Mixture-of-Experts for Large Vision-Language Models

https://arxiv.org/abs/2401.15947

Apache License 2.0

1.9k stars 121 forks source link

Open Tunanzzz opened 5 months ago

Tunanzzz commented 5 months ago

train.md的脚本只是训练三个阶段的脚本，如何使用自己的数据集微调已经预训练出的第三个阶段的模型

zhengxingmao commented 5 months ago

+1 同问

CharlieFRuan commented 4 months ago

可以复用train.py，然后把比如MoELLaVAStablelmForCausalLM替换成EvalMoELLaVAStablelmForCausalLM，后面就不用initialize_moe_modules()了；然后根据需要来requires_grad_()

chunhuizng commented 3 months ago

可以复用train.py，然后把比如MoELLaVAStablelmForCausalLM替换成EvalMoELLaVAStablelmForCausalLM，后面就不用initialize_moe_modules()了；然后根据需要来requires_grad_()

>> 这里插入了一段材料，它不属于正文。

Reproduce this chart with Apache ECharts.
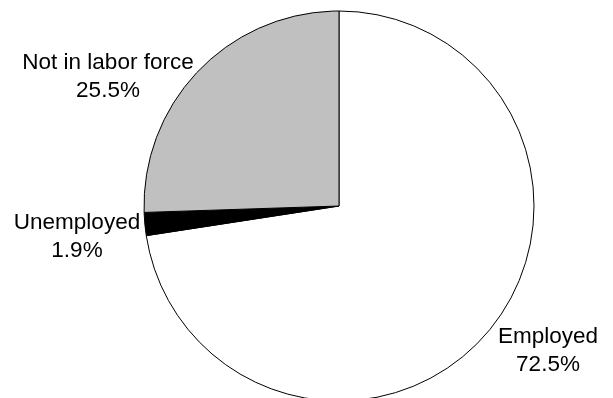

你好，请问你有相关的已实现的代码可以分享嘛？只是问一下，谢谢！

maodou-shushu commented 2 months ago

可以复用train.py，然后把比如MoELLaVAStablelmForCausalLM替换成EvalMoELLaVAStablelmForCausalLM，后面就不用initialize_moe_modules()了；然后根据需要来requires_grad_()

你好，请问有实践的blog吗，谢谢